Most of the pickup production there is by Japanese companies Toyota, Mazda, Mitsubishi, Isuzu and Nissan, but General Motors Corp. and Ford also build trucks there for sale and to export to other parts of Asia.
"Thailand is an offshore pickup truck subsidiary of the Japanese auto industry," Collins said. "That is driving the pressures they are bringing to bear on the debate about wanting to secure duty-free access to dramatically increase, we believe, imports of pickup trucks from their offshore subsidiary, Thailand, to the United States.
"We are looking at substantial disruption of the U.S. pickup truck market, which has obvious plant and job implications."
While most eyes are on the heated debate in Congress over a free trade agreement with Central American nations, the United Auto Workers has made the Thai talks one of its top priorities for keeping jobs in America.
"We just see essentially the same pattern being repeated, without any regard to what that's going to do to auto production and jobs in this country," Alan Reuther, legislative director for the UAW, said of U.S. trade agreements. "We hope we will get a different result in Thailand. That's the biggest trade battle we are in currently."
The union contends not only that sales of UAW-built vehicles will drop with heightened competition, but that there will be less incentive for companies like Toyota to invest in plants like its new pickup facility in San Antonio, which opens next year, and that U.S. car companies could start importing vehicles they make in Thailand.
Reuther said he thinks that would be harmful to the ailing domestic steel industry as well.
"You'd see a huge shift of pickup truck production to Thailand; that's less American steel that would be used in the pickups. There'd be a ripple effect on other sectors as well," he said.
Dennis Fitzgibbons, director of public policy at DaimlerChrysler, said Thai capacity to build trucks is actually 1.3 million, twice its own market for the products.
"It has the UAW spooked -- us too," Fitzgibbons said. "We're not opposed in principle to eliminating the tariff, but it's a question of what do you get in return."
Fitzgibbons said officials from the Office of the U.S. Trade Representative have asked the automakers for a proposal of what it would take to get them to support a trade agreement with Thailand, but the companies haven't responded yet.
"It's premature," Collins said. "It's hard to create a scenario in which there's a substantial gain or really any net gain on the U.S. side. But we're open and we're reviewing and working with the government on various options and strategies."

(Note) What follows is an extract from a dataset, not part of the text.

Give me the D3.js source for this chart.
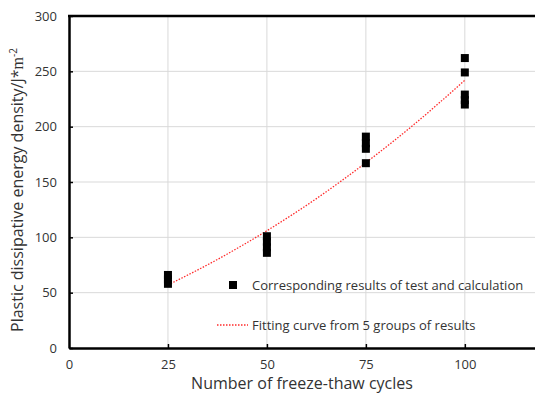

The fourth round of U.S.-Thai trade talks wrapped up Friday in Great Falls, Mont., and the next round is scheduled for September in Hawaii. Negotiators are hoping to reach an agreement, which would need congressional approval, by September.
The pending agreement is so significant to the auto industry that it has even affected product design, said Steven Szakaly, an economist at the Center for Automotive Research in Ann Arbor.
He said Ford delayed a remodel of its Ranger in part because of the possible threat from Thailand, where a version of the Ranger -- as well as trucks it competes against -- is built.
"The pickup trucks from Thailand are very, very inexpensive," Szakaly said. "You don't want to invest a couple billion dollars in designing a new truck that you might not be able to sell profitably."
Most of the world pickup truck production is concentrated in North America because of the 25 percent tariff, or so-called "chicken tax," that stands in the way of the profitable U.S. market, he said.
The tax originated in the 1960s when the Germans placed a tariff on U.S. frozen chicken. The United States retaliated with a tariff on four items that included trucks because Volkswagen was exporting a small pickup at the time, said Jessica Potts, manager of public and industry affairs at the American International Auto Dealers Association.
The group, which represents dealers that sell international vehicles, is aggressively lobbying to have the tariff repealed. Representatives from the organization attended meetings last week in Montana and found the discussion promising, Potts said.
"First and foremost, it's a consumer choice issue," Potts said.
It's also an economic issue for some of its 11,000 international nameplate car dealers who aren't able to compete in the thriving pickup truck market because their manufacturers can't offer competitive choices in the United States due to the tariff, she said.
"To build a truck plant in the U.S., it can cost around a billion dollars," she said, referring to Toyota's new plant in San Antonio. "It's such a significant investment. They want to be able to test a pickup truck in the U.S. market before they make such a huge investment."
GM spokesman Chris Preuss said the company is concerned about the negotiations at a time when U.S. auto companies are struggling with health care, pensions and other costs that foreign competitors don't face.
"We're concerned a rapid repeal of that tariff could lead to further pressure on U.S. manufacturing and thus take what's already a pretty tough situation relative to our competitive position and the impact of imports," he said.
"It could make a tough situation harder. We are watching this unfold, and we are again expressing at certain levels of government our concern with how that develops."
Preuss said the company supports free trade but wants to see a gradual repeal of the tariff.
Levin said he thinks the tariff shouldn't even be on the table for discussion. He said it belongs in a multilateral trade negotiation because it involves the Japanese, Koreans and potentially other foreign automakers.
"I support free trade," Levin said. "The problem is the Japanese companies would be able to use Thailand as a platform when they haven't opened up their own markets to American competition. The problem is it would be a one-way street. And that's why it has to be done multilaterally.
"We've got to keep the heat on these countries that don't practice two-way trade. ... This would be unilateral. Our agreement would be with Thailand, not Japan or Korea. It's totally inadvisable for us to negotiate a change with Thailand. It's totally indefensible."